GROMACS' DFT backends:
- GROMACS supports many different DFT backends. There are several different backends on host CPUs; CUDA; SYCL is a more recent backend (MKL-GPU, bbFFT, rocFFT, VkFFT); OpenCL is a deprecated backend but supports VkFFT and clFFT. And that's not even every FFT backend.
- That's a lot of code to look after and optimize.
- One thing we found working on the oneMKL interfaces is that a lot of libraries on the surface look very similar. Start in the real domain, perform a forward FFT with this stride and that number of FFTs in a batch, etc. There's a descriptor part. But then there's all the details - maybe the stride is negative in one backend, or the scaling factor isn't there. So there are issues with having lots of different backends.
- SYCL can provide similar performance as other backends. So potentially you can have an application that calls into SYCL with its own kernels and also calls into the oneMKL interface library, which then calls into vendor optimized libraries.
- oneMKL avoids the problem of having a bunch of slightly different APIs that can trip you up, and can dispatch into the right library depending on the hardware you're using.
oneMKL as a backend for GROMACS:
- oneMKL is more than just FFTs, it also has BLAS and LAPACK, RNG (random number generators), and sparse BLAS.
- The DFT domain supports multiple backends: MKL-CPU, MKL-GPU, cuFFT, rocFFT, and now portFFT (a SYCL-only implementation).
- One point of confusion with oneMKL libraries - there are sort of two of them. I've been using MKL-CPU or MKL-GPU to refer to the closed-source Intel proprietary library. When I say "oneMKL", I'm referring to the open source interface library, based on an open specification.
- So GROMACS could call directly into the SYCL API, reducing the amount of code to maintain, and use the oneMKL interface library to work with vendor-optimized FFT libraries.

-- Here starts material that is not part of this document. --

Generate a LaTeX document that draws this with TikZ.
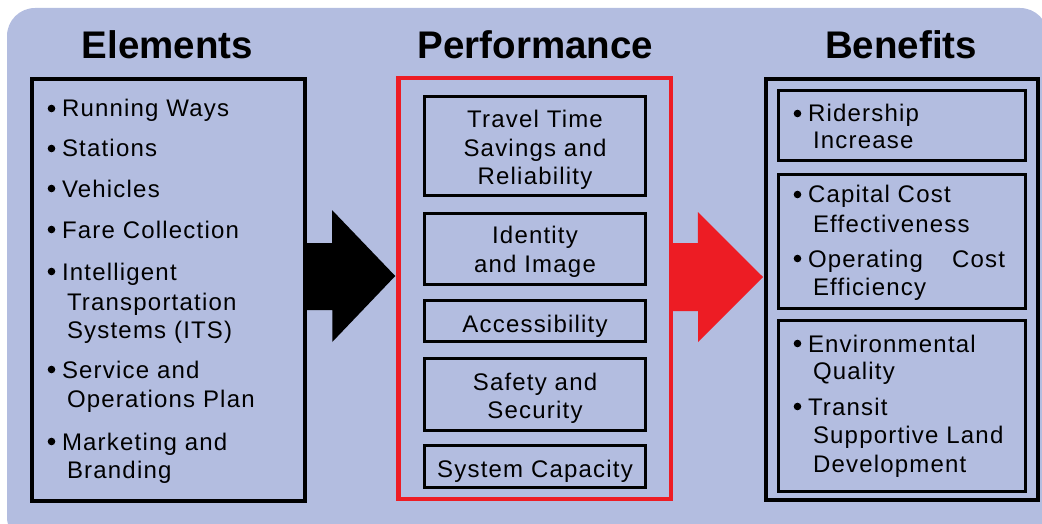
\documentclass[tikz,border=0pt]{standalone}
\usepackage{fontspec}
\setmainfont{Liberation Sans}
\usetikzlibrary{calc}
\definecolor{bgc}{RGB}{179,189,224}
\definecolor{redc}{RGB}{237,28,36}
\newcommand{\bodyfont}{\fontsize{24}{29}\selectfont\addfontfeature{LetterSpace=5}}
\newcommand{\titlefont}{\fontsize{38.5}{40}\selectfont\bfseries}
\begin{document}
\begin{tikzpicture}[x=1pt,y=-1pt,
  every node/.style={inner sep=0pt, outer sep=0pt},
  titletxt/.style={font=\titlefont, anchor=base},
  txt/.style={font=\bodyfont, anchor=base west},
  ctxt/.style={font=\bodyfont, anchor=base},
  bigbox/.style={draw, line width=4pt, minimum width=273pt, minimum height=422pt},
  pbox/.style={draw, line width=3.3pt, minimum width=221pt},
  bbox/.style={draw, line width=3.3pt, minimum width=247pt},
  bul/.style={fill=black}]
\useasboundingbox (0,0) rectangle (1042,524);
\begin{scope}
  \clip (0,0) rectangle (1042,524);
  \fill[bgc, rounded corners=28pt] (7,8) rectangle (1048,545);
\end{scope}

% titles
\node[titletxt] (tE) at (167.5,59) {Elements};
\node[titletxt] (tP) at (535.5,59) {Performance};
\node[titletxt] (tB) at (901,59) {Benefits};

% main boxes
\node[bigbox] (elem) at (168.5,290) {};
\node[draw=redc, line width=4.5pt, minimum width=272.5pt, minimum height=420.5pt] (perf) at (534.5,288.5) {};
\node[draw, line width=4pt, minimum width=272pt, minimum height=421pt] (ben) at (902,289.5) {};

% arrows
\coordinate (ay1) at (0,276);
\fill[black] ($(elem.east |- ay1)+(0,-33)$) -- ++(27,0) -- ++(0,-33)
  -- ($(perf.west |- ay1)+(-3,0)$) -- ++(-63,66) -- ++(0,-32)
  -- ($(elem.east |- ay1)+(0,34)$) -- cycle;
\coordinate (ay2) at (0,277);
\fill[redc] ($(perf.east |- ay2)+(0,-34)$) -- ++(27,0) -- ++(0,-31)
  -- ($(ben.west |- ay2)+(-3,0)$) -- ++(-65,65) -- ++(0,-31)
  -- ($(perf.east |- ay2)+(0,34)$) -- cycle;

% elements list
\foreach \n/\x/\y/\t in {e1/62/117/{Running Ways}, e2/62/157/{Stations},
  e3/62/197/{Vehicles}, e4/62/238/{Fare Collection}, e5/62/280/{Intelligent},
  e6/67/310/{Transportation}, e7/67/338/{Systems (ITS)}, e8/62/378/{Service and},
  e9/67/407/{Operations Plan}, e10/62/450/{Marketing and}, e11/67/478/{Branding}}
  \node[txt] (\n) at (\x,\y) {\t};
\foreach \y in {117,157,197,238,280,378,450}
  \fill[bul] (51.5,\y-8.5) circle (3.8pt);

% performance boxes
\node[pbox, minimum height=99pt] (p1) at (535,146) {};
\node[pbox, minimum height=71pt] (p2) at (535,249) {};
\node[pbox, minimum height=41pt] (p3) at (535,321) {};
\node[pbox, minimum height=72pt] (p4) at (535,394.5) {};
\node[pbox, minimum height=42pt] (p5) at (535,466.5) {};
\foreach \n/\y/\t in {q1/128/{Travel Time}, q2/157/{Savings and}, q3/185/{Reliability},
  q4/243/{Identity}, q5/272/{and Image}, q6/332/{Accessibility},
  q7/390/{Safety and}, q8/418/{Security}, q9/477/{System Capacity}}
  \node[ctxt] (\n) at (535,\y) {\t};

% benefits boxes
\node[bbox, minimum height=70pt] (b1) at (902,125.5) {};
\node[bbox, minimum height=134pt] (b2) at (902,241.5) {};
\node[bbox, minimum height=171pt] (b3) at (902,406) {};
\foreach \n/\x/\y/\t in {r1/808/122/{Ridership}, r2/813/149/{Increase},
  r3/808/203/{Capital Cost}, r4/813/232/{Effectiveness},
  r6/813/295/{Efficiency}, r7/808/352/{Environmental}, r8/813/379/{Quality},
  r9/808/415/{Transit}, r10/813/443/{Supportive Land}, r11/813/472/{Development}}
  \node[txt] (\n) at (\x,\y) {\t};
\node[txt] (r5) at (808,267) {\makebox[197pt][l]{Operating\hfill Cost}};
\foreach \y in {122,203,267,352,415}
  \fill[bul] (797.5,\y-8.5) circle (3.8pt);
\end{tikzpicture}
\end{document}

- We added oneMKL as a backend to the SYCL implementation of GROMACS. It wasn't that much effort since it was similar to the existing MKL-GPU backend. We needed to change some macros, etc.

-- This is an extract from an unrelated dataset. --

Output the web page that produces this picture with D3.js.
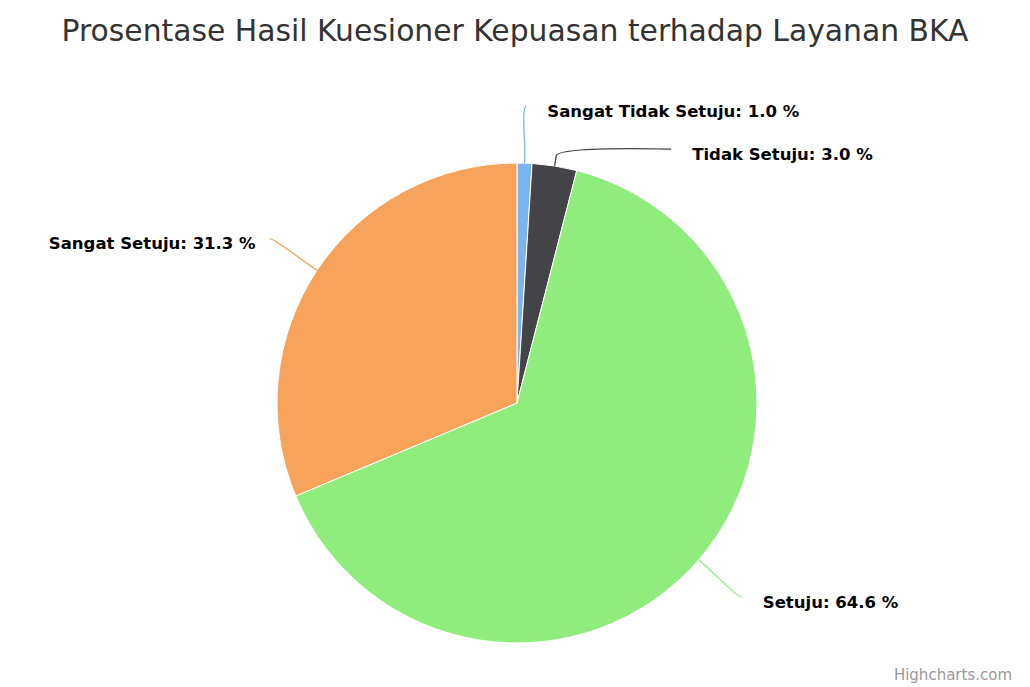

- In GROMACS, you have real-to-complex transforms. You need to set up descriptor with the types. The DFT size in this case is 3D because electrostatics is a 3D problem. You then put in a description of how data is laid out. Then call commit on the descriptor, to figure out how to best configure it before you compute it. oneMKL interface does an additional step; it looks at the syclQueue (abstraction for set of work that's going to run on the GPU) and looks at what device is associated (what vendor GPU), and from that it chooses which backend library it should use to run. If you run on an NVIDIA device, it will look for cuFFT.
- We have a pull request in the GROMACS repository with a second way of doing this, by explicitly stating which library you want; this circumvents the dynamic dispatching. That should only be a small overhead, but it can be avoided anyway.

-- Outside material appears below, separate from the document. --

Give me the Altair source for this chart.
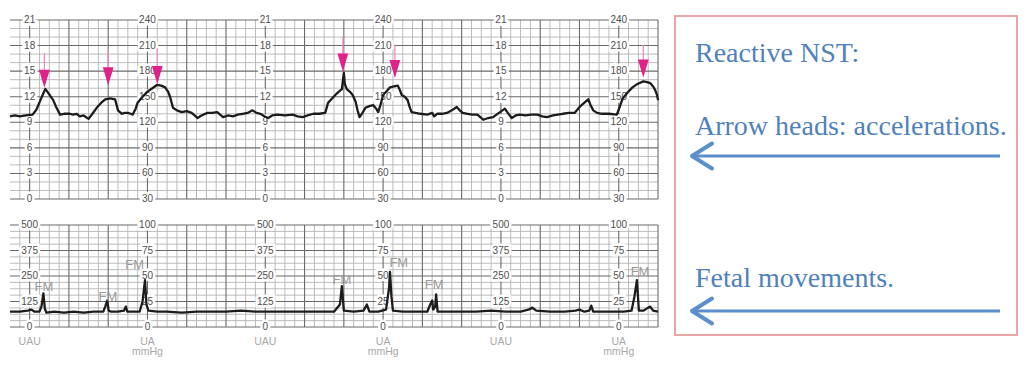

- Then you compute the DFT. You write the DFT code once, and you get code that runs everywhere.
Performance results:
- There are a couple caveats to keep in mind for the performance comparisons. First, all performance results were performed in October 2023. GROMACS has improved on some aspects from this original implementation. Second caveat: neither comparison is apples-to-apples. But you'll hopefully agree the numbers are reasonable.
- First comparison is on NVIDIA A100, comparing native CUDA implementation (using cuFFT as backend) to using GROMACS's SYCL kernels and cuFFT via oneMKL interfaces.
- Performance of SYCL+oneMKL w/cuFFT gets about 85% of performance of native CUDA+cuFFT. The performance difference mostly came from the fact that the scheduling in CUDA and SYCL is a bit different. But the key takeaway: a single source that can run on AMD, NVIDIA, and Intel and get reasonable performance.
- Next we'll look at AMD, which is closer to apples-to-apples, but still not exact. We'll use SYCL backend, first with rocFFT compiled with hipSYCL, now called AdaptiveCpp, versus oneMKL+rocFFT with DPC++.
- Once again performance is not the same. The biggest reason at the time was that the GROMACS makefile was assuming that if you use DPC++, you're using Intel GPUs, and had certain constants it used. But if you are compiling with hipSYCL, different constants are used.
Call to Action:
- Trying to depend on having one set of hardware isn't a good idea, even if you're just starting out as a PhD student. This isn't about massive HPC applications - this is also about writing small applications as part of research, and having performant portability is useful.
- Call to action: use SYCL and oneMKL - less code, fewer APIs, less debugging. It is both portable by default and performant by default.
Q&A:
- Robert Cohn: I've been using the oneMKL product. Is it the same as the interfaces?
- Hugh: Not quite. There are some enums in the oneMKL product, kept for compatibility with C interface. DFTI_COMPLEX_COMPLEX needs to be switched to something more C++, like config_value::COMPLEX_COMPLEX. I think there may be a few other differences. But on the whole, it is very similar.
- Robert: So for me to move from what I have to something that works with interfaces, I may just have to modify a few of these.
- Hugh: Yes, that's what we found in GROMACS, when we add oneMKL interfaces as a backend copied from the MKL-GPU implementation.
- Sarah Knepper: Did you encounter any surprises or gotchas?
- Hugh: Originally, no. But in the latest pull request, we started to get a segfault on NVIDIA GPUs. But that was an interaction in the way dynamic libraries were loaded differently.
- Robert: Any portability bugs you found in your code?
- Hugh: No, this was one of those moments when it mainly just worked. I also tried to work on aerodynamics code and it just worked.
- Sarah: Are there any new applications planned to add oneMKL as a backend?
- Alison Richards: We can have a blog about GROMACS or other applications.
- Robert: Is the library just a header file, or is there runtime code you have to compile?
- Hugh: Runtime code that has dispatching.
- Robert: I'm using CMake for my project, and I usually use fetch content to get dependencies - does that work well? Do you separately download?
- Hugh: I think it works with fetch content. For GROMACS, we're not using fetch content on the basis that these HPC systems often don't have unlimited access to the internet.
- Robert: By switching to the oneMKL interfaces, I can still use oneMKL product on Intel GPUs.
- Romain Biessy: If you run into issues with fetch content, please raise a GitHub issue. But it should work.
- Sarah: Thanks for presenting, Hugh. Everyone, please let me know if you would like to bring any topics to the Math SIG!